Set problem
Retype word for word the first line of the listing and each line after it up to the line with "0.62, 1.25, 1.64, 1.63, 0.08, 0.04, 0.035, 0.03, 0.015, 0.012]", with the pictures taken out.

━━━

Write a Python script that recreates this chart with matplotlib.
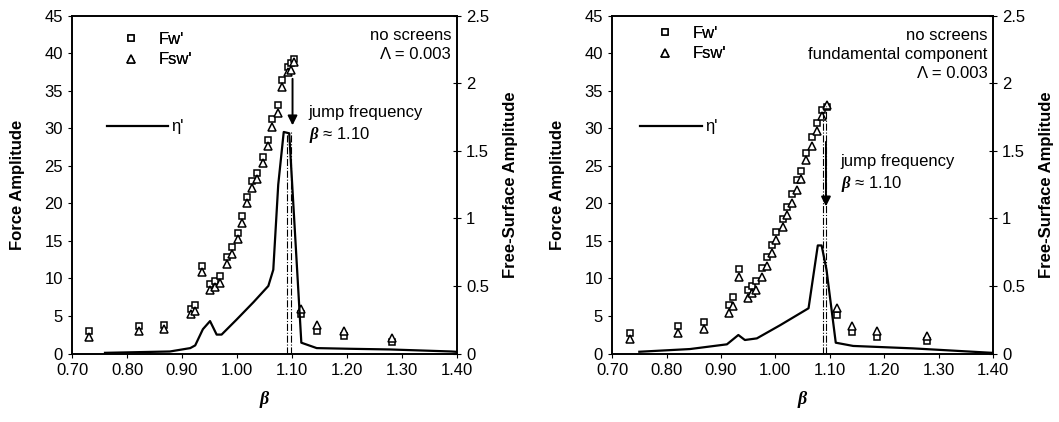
import numpy as np
import matplotlib
matplotlib.use('Agg')
from matplotlib import pyplot as plt
from matplotlib.lines import Line2D

plt.rcParams['font.family'] = ['Liberation Sans', 'DejaVu Sans']
plt.rcParams['mathtext.fontset'] = 'custom'
plt.rcParams['mathtext.it'] = 'Liberation Serif:italic:bold'

# panel a: all components
beta_a = [0.731, 0.822, 0.868, 0.916, 0.924, 0.936, 0.951, 0.960, 0.970, 0.982, 0.991,
          1.001, 1.010, 1.019, 1.028, 1.036, 1.047, 1.057, 1.064, 1.075, 1.081, 1.092,
          1.098, 1.104, 1.117, 1.146, 1.194, 1.281]
fw_a = [3.0, 3.6, 3.8, 5.9, 6.5, 11.6, 9.3, 9.7, 10.3, 12.9, 14.2, 16.1, 18.3, 20.9,
        23.0, 24.1, 26.2, 28.5, 31.2, 33.1, 36.5, 38.2, 38.7, 39.3, 5.3, 3.0, 2.3, 1.6]
fsw_a = [2.2, 3.0, 3.2, 5.2, 5.7, 10.8, 8.4, 8.8, 9.4, 11.9, 13.2, 15.2, 17.4, 20.0,
         22.1, 23.2, 25.4, 27.6, 30.2, 32.1, 35.5, 37.5, 37.8, 38.9, 5.9, 3.8, 3.0, 2.1]
eta_beta_a = [0.76, 0.878, 0.915, 0.924, 0.938, 0.951, 0.963, 0.972, 0.999, 1.03, 1.057,
              1.066, 1.075, 1.085, 1.095, 1.117, 1.145, 1.205, 1.278, 1.39, 1.40]
eta_a = [0.005, 0.015, 0.04, 0.06, 0.18, 0.24, 0.14, 0.14, 0.25, 0.38, 0.50,
         0.62, 1.25, 1.64, 1.63, 0.08, 0.04, 0.035, 0.03, 0.015, 0.012]

# panel b: fundamental component
beta_b = [0.732, 0.821, 0.868, 0.914, 0.922, 0.934, 0.949, 0.957, 0.965, 0.976, 0.984,
          0.993, 1.002, 1.014, 1.021, 1.030, 1.039, 1.047, 1.057, 1.067, 1.076, 1.085,
          1.094, 1.113, 1.140, 1.186, 1.278]
fw_b = [2.7, 3.6, 4.2, 6.5, 7.5, 11.2, 8.5, 9.0, 9.6, 11.4, 12.8, 14.4, 16.2, 17.9,
        19.5, 21.3, 23.1, 24.3, 26.7, 28.8, 30.7, 32.5, 32.9, 5.1, 2.9, 2.2, 1.7]
fsw_b = [1.9, 2.7, 3.2, 5.4, 6.3, 10.2, 7.4, 8.0, 8.4, 10.2, 11.7, 13.4, 15.1, 16.9,
         18.5, 20.1, 21.8, 23.3, 25.8, 27.6, 29.6, 31.7, 33.1, 6.0, 3.6, 3.0, 2.3]
eta_beta_b = [0.75, 0.843, 0.911, 0.932, 0.944, 0.966, 1.009, 1.061, 1.078, 1.085, 1.094,
              1.111, 1.143, 1.253, 1.394, 1.40]
eta_b = [0.013, 0.033, 0.068, 0.137, 0.10, 0.112, 0.21, 0.335, 0.80, 0.80, 0.62,
         0.08, 0.056, 0.038, 0.006, 0.005]

jump_a = [1.0915, 1.0976]
jump_b = [1.088, 1.093]

xticks = [0.70, 0.80, 0.90, 1.00, 1.10, 1.20, 1.30, 1.40]
fs = 12


def panel(ax, beta, fw, fsw, eb, eta, jumps, jump_top, arrow_x, arrow_y, notes,
          jump_xy, leg_sq, leg_line):
    ax2 = ax.twinx()
    ax.plot(beta, fw, ls='none', marker='s', ms=5, mfc='white', mec='black', mew=1.1,
            zorder=5)
    ax.plot(beta, fsw, ls='none', marker='^', ms=6, mfc='white', mec='black', mew=1.1,
            zorder=5)
    ax2.plot(eb, eta, color='black', lw=1.6)
    for j in jumps:
        ax2.plot([j, j], [0, jump_top], color='black', lw=0.8, ls='-.')
    ax.annotate('', xy=(arrow_x, arrow_y[1]), xytext=(arrow_x, arrow_y[0]),
                arrowprops=dict(arrowstyle='-|>', color='black', lw=1.4,
                                mutation_scale=14, shrinkA=0, shrinkB=0))

    ax.set_xlim(0.70, 1.40)
    ax.set_ylim(0, 45)
    ax2.set_ylim(0, 2.5)
    ax.set_xticks(xticks)
    ax.set_xticklabels(['%.2f' % x for x in xticks])
    ax.set_yticks(range(0, 50, 5))
    ax2.set_yticks([0, 0.5, 1, 1.5, 2, 2.5])
    ax2.set_yticklabels(['0', '0.5', '1', '1.5', '2', '2.5'])
    ax.tick_params(axis='both', labelsize=fs, direction='out', length=3, width=0.8)
    ax2.tick_params(axis='y', labelsize=fs, direction='inout', length=6, width=0.8)
    for sp in list(ax.spines.values()) + list(ax2.spines.values()):
        sp.set_linewidth(1.2)

    ax.set_xlabel(r'$\beta$', fontsize=fs + 1, labelpad=8)
    ax.set_ylabel('Force Amplitude', fontsize=fs, fontweight='bold', labelpad=14)
    ax2.set_ylabel('Free-Surface Amplitude', fontsize=fs, fontweight='bold', labelpad=10)

    ax.text(0.985, 0.965, notes, transform=ax.transAxes, ha='right', va='top',
            fontsize=fs, linespacing=1.35)
    ax.text(jump_xy[0], jump_xy[1], 'jump frequency\n' + r'$\beta$ ≈ 1.10',
            transform=ax.transAxes, ha='left', va='top', fontsize=fs, linespacing=1.35)

    h1 = [Line2D([], [], ls='none', marker='s', ms=5, mfc='white', mec='black', mew=1.1),
          Line2D([], [], ls='none', marker='^', ms=6, mfc='white', mec='black', mew=1.1)]
    lg = ax.legend(h1, ["Fw'", "Fsw'"], loc='center left', bbox_to_anchor=leg_sq,
                   frameon=False, fontsize=fs, handlelength=1.5, handletextpad=0.9,
                   labelspacing=0.35, borderpad=0)
    ax.add_artist(lg)
    h2 = [Line2D([], [], color='black', lw=1.6)]
    ax2.legend(h2, ["η'"], loc='center left', bbox_to_anchor=leg_line, frameon=False,
               fontsize=fs, handlelength=3.7, handletextpad=0.2, borderpad=0)
    return ax2


fig = plt.figure(figsize=(10.59, 4.22), dpi=100)
axa = fig.add_axes([0.068, 0.1623, 0.3635, 0.8003])
axb = fig.add_axes([0.578, 0.1623, 0.3597, 0.8003])

panel(axa, beta_a, fw_a, fsw_a, eta_beta_a, eta_a, jump_a, 1.64, 1.101, (36.6, 30.4),
      'no screens\nΛ = 0.003', (0.615, 0.735), (0.10, 0.9), (0.068, 0.671))
panel(axb, beta_b, fw_b, fsw_b, eta_beta_b, eta_b, jump_b, 1.83, 1.093, (28.2, 19.6),
      'no screens\nfundamental component\nΛ = 0.003', (0.60, 0.59), (0.085, 0.918),
      (0.052, 0.671))

fig.savefig('out.png', dpi=100)
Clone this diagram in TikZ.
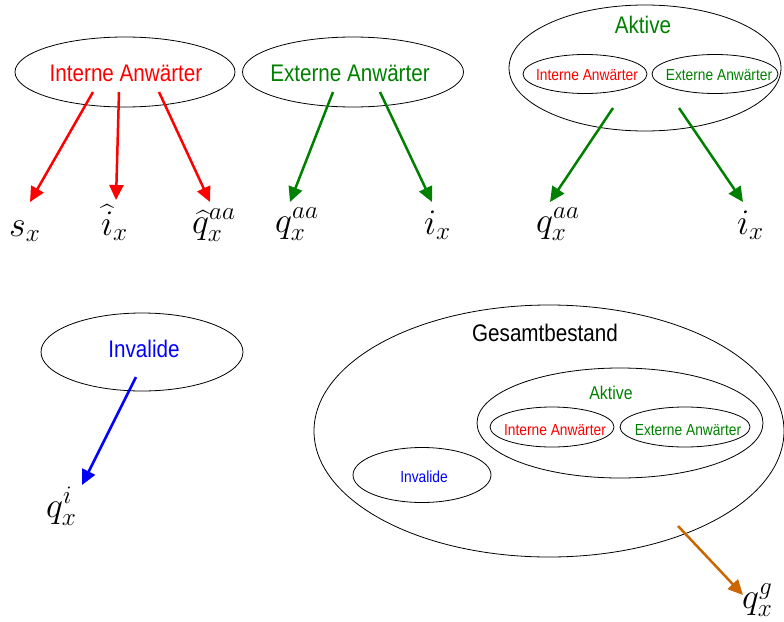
\RequirePackage{fix-cm}
\documentclass[tikz,border=0pt]{standalone}
\usepackage{exscale}
\usepackage{fontspec}
\setmainfont{Liberation Sans}[FakeStretch=0.86]
\usetikzlibrary{shapes.geometric,arrows.meta}
\definecolor{cred}{RGB}{255,0,0}
\definecolor{cgreen}{RGB}{0,128,0}
\definecolor{cblue}{RGB}{0,0,255}
\definecolor{corange}{RGB}{204,102,0}
\newcommand{\bigfs}{\fontsize{24}{28}\selectfont}
\newcommand{\smallfs}{\fontsize{16}{19}\selectfont}
\newcommand{\midfs}{\fontsize{18.5}{22}\selectfont}
\newcommand{\mathfs}{\fontsize{36}{40}\selectfont}
\tikzset{
  set/.style={ellipse, draw=black, line width=0.8pt, inner sep=0pt},
  lbl/.style={inner sep=0pt, anchor=center},
  mlbl/.style={inner sep=0pt, anchor=base west, font=\mathfs},
  flow/.style={line width=2.5pt, -{Triangle[length=15pt,width=14pt]}},
}
\begin{document}
\begin{tikzpicture}[x=1pt,y=-1pt]
\useasboundingbox (0,0) rectangle (784,621);

% --- top row: single groups ---
\node[set, minimum width=220, minimum height=70] (ia) at (125,72) {};
\node[lbl, text=cred, font=\bigfs] (iat) at (126,73) {Interne Anwärter};
\node[set, minimum width=221, minimum height=70] (ea) at (353,72) {};
\node[lbl, text=cgreen, font=\bigfs] (eat) at (350,73) {Externe Anwärter};

% Aktive with its two subgroups
\node[set, minimum width=272, minimum height=126] (ak) at (645,68) {};
\node[lbl, text=cgreen, font=\bigfs] (akt) at (643,25) {Aktive};
\node[set, minimum width=124, minimum height=39] (aki) at (585,74) {};
\node[lbl, text=cred, font=\smallfs] (akit) at (587,75) {Interne Anwärter};
\node[set, minimum width=126, minimum height=39] (ake) at (715,74) {};
\node[lbl, text=cgreen, font=\smallfs] (aket) at (719,75) {Externe Anwärter};

% --- symbols of the top row ---
\node[mlbl] (sx) at (9,236) {$s_x$};
\node[mlbl] (ihx) at (101,235) {$\widehat{i}_x$};
\node[mlbl] (qhx) at (192,233) {$\widehat{q}^{aa}_x$};
\node[mlbl] (qex) at (275,232) {$q^{aa}_x$};
\node[mlbl] (iex) at (424,234) {$i_x$};
\node[mlbl] (qax) at (536,232) {$q^{aa}_x$};
\node[mlbl] (iax) at (737,234) {$i_x$};

% arrow ends
\coordinate (r1s) at (93,92);   \coordinate (r1e) at (30,202);
\coordinate (r2s) at (119,92);  \coordinate (r2e) at (116,200);
\coordinate (r3s) at (159,92);  \coordinate (r3e) at (210,202);
\coordinate (g1s) at (333,92);  \coordinate (g1e) at (290,202);
\coordinate (g2s) at (380,92);  \coordinate (g2e) at (432,202);
\coordinate (g3s) at (613,108); \coordinate (g3e) at (550,202);
\coordinate (g4s) at (679,108); \coordinate (g4e) at (743,202);

\draw[flow, cred] (r1s) -- (r1e);
\draw[flow, cred] (r2s) -- (r2e);
\draw[flow, cred] (r3s) -- (r3e);
\draw[flow, cgreen] (g1s) -- (g1e);
\draw[flow, cgreen] (g2s) -- (g2e);
\draw[flow, cgreen] (g3s) -- (g3e);
\draw[flow, cgreen] (g4s) -- (g4e);

% --- Invalide ---
\node[set, minimum width=202, minimum height=78] (inv) at (142,352) {};
\node[lbl, text=cblue, font=\bigfs] (invt) at (144,349) {Invalide};
\node[mlbl] (qix) at (46,517) {$q^{i}_x$};
\coordinate (b1s) at (136,377); \coordinate (b1e) at (82,485);
\draw[flow, cblue] (b1s) -- (b1e);

% --- Gesamtbestand ---
\node[set, minimum width=470, minimum height=252] (ges) at (549,431) {};
\node[lbl, text=black, font=\bigfs] (gest) at (545,333) {Gesamtbestand};
\node[set, minimum width=286, minimum height=110] (gak) at (620,423) {};
\node[lbl, text=cgreen, font=\midfs] (gakt) at (611,393) {Aktive};
\node[set, minimum width=124, minimum height=40] (gai) at (552,427) {};
\node[lbl, text=cred, font=\smallfs] (gait) at (555,430) {Interne Anwärter};
\node[set, minimum width=130, minimum height=40] (gae) at (685,427) {};
\node[lbl, text=cgreen, font=\smallfs] (gaet) at (688,430) {Externe Anwärter};
\node[set, minimum width=138, minimum height=55] (ginv) at (422,475) {};
\node[lbl, text=cblue, font=\smallfs] (ginvt) at (424,477) {Invalide};

\node[mlbl] (qgx) at (742,608) {$q^{g}_x$};
\coordinate (o1s) at (678,526); \coordinate (o1e) at (743,595);
\draw[flow, corange] (o1s) -- (o1e);
\end{tikzpicture}
\end{document}
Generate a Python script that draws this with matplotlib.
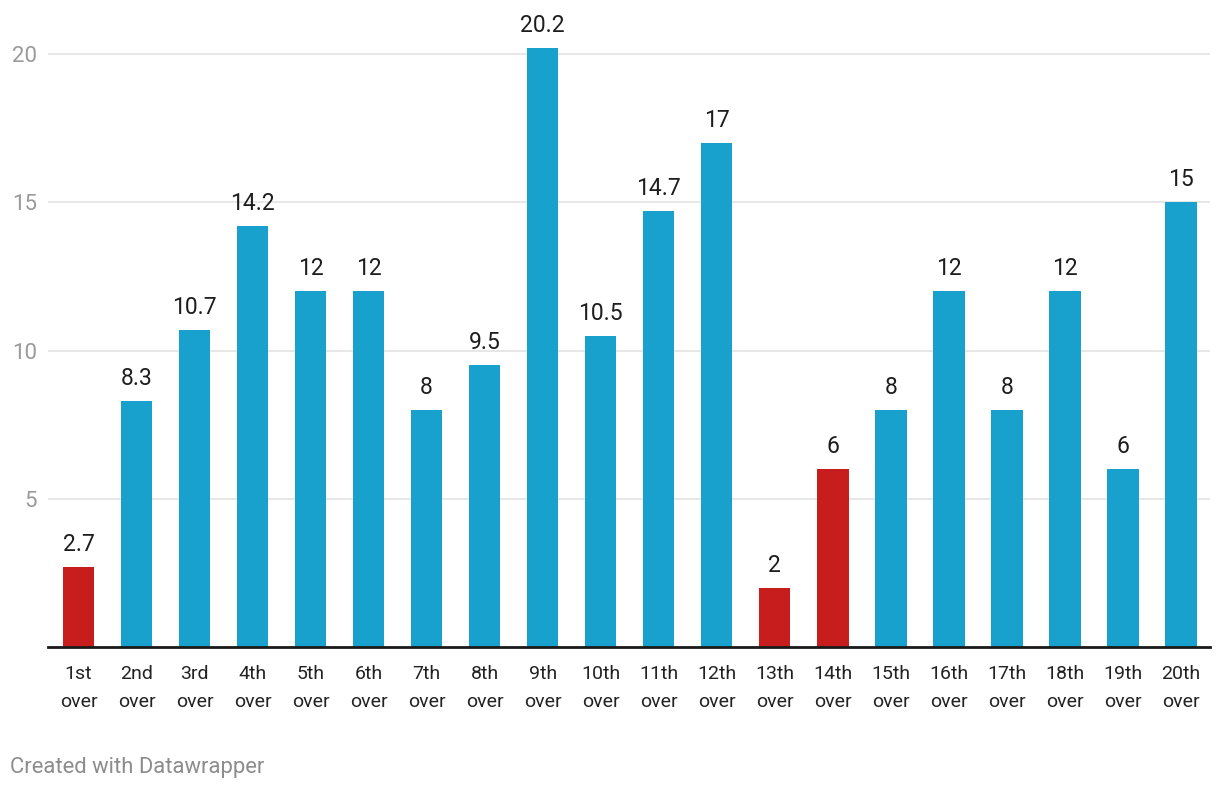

━━━

Final answer
Write a Python script that recreates this chart with matplotlib.
import numpy as np
import matplotlib
matplotlib.use('Agg')
from matplotlib import pyplot as plt
from matplotlib.lines import Line2D

plt.rcParams['font.family'] = ['Liberation Sans', 'DejaVu Sans']
plt.rcParams['mathtext.fontset'] = 'custom'
plt.rcParams['mathtext.it'] = 'Liberation Serif:italic:bold'

# panel a: all components
beta_a = [0.731, 0.822, 0.868, 0.916, 0.924, 0.936, 0.951, 0.960, 0.970, 0.982, 0.991,
          1.001, 1.010, 1.019, 1.028, 1.036, 1.047, 1.057, 1.064, 1.075, 1.081, 1.092,
          1.098, 1.104, 1.117, 1.146, 1.194, 1.281]
fw_a = [3.0, 3.6, 3.8, 5.9, 6.5, 11.6, 9.3, 9.7, 10.3, 12.9, 14.2, 16.1, 18.3, 20.9,
        23.0, 24.1, 26.2, 28.5, 31.2, 33.1, 36.5, 38.2, 38.7, 39.3, 5.3, 3.0, 2.3, 1.6]
fsw_a = [2.2, 3.0, 3.2, 5.2, 5.7, 10.8, 8.4, 8.8, 9.4, 11.9, 13.2, 15.2, 17.4, 20.0,
         22.1, 23.2, 25.4, 27.6, 30.2, 32.1, 35.5, 37.5, 37.8, 38.9, 5.9, 3.8, 3.0, 2.1]
eta_beta_a = [0.76, 0.878, 0.915, 0.924, 0.938, 0.951, 0.963, 0.972, 0.999, 1.03, 1.057,
              1.066, 1.075, 1.085, 1.095, 1.117, 1.145, 1.205, 1.278, 1.39, 1.40]
eta_a = [0.005, 0.015, 0.04, 0.06, 0.18, 0.24, 0.14, 0.14, 0.25, 0.38, 0.50,
         0.62, 1.25, 1.64, 1.63, 0.08, 0.04, 0.035, 0.03, 0.015, 0.012]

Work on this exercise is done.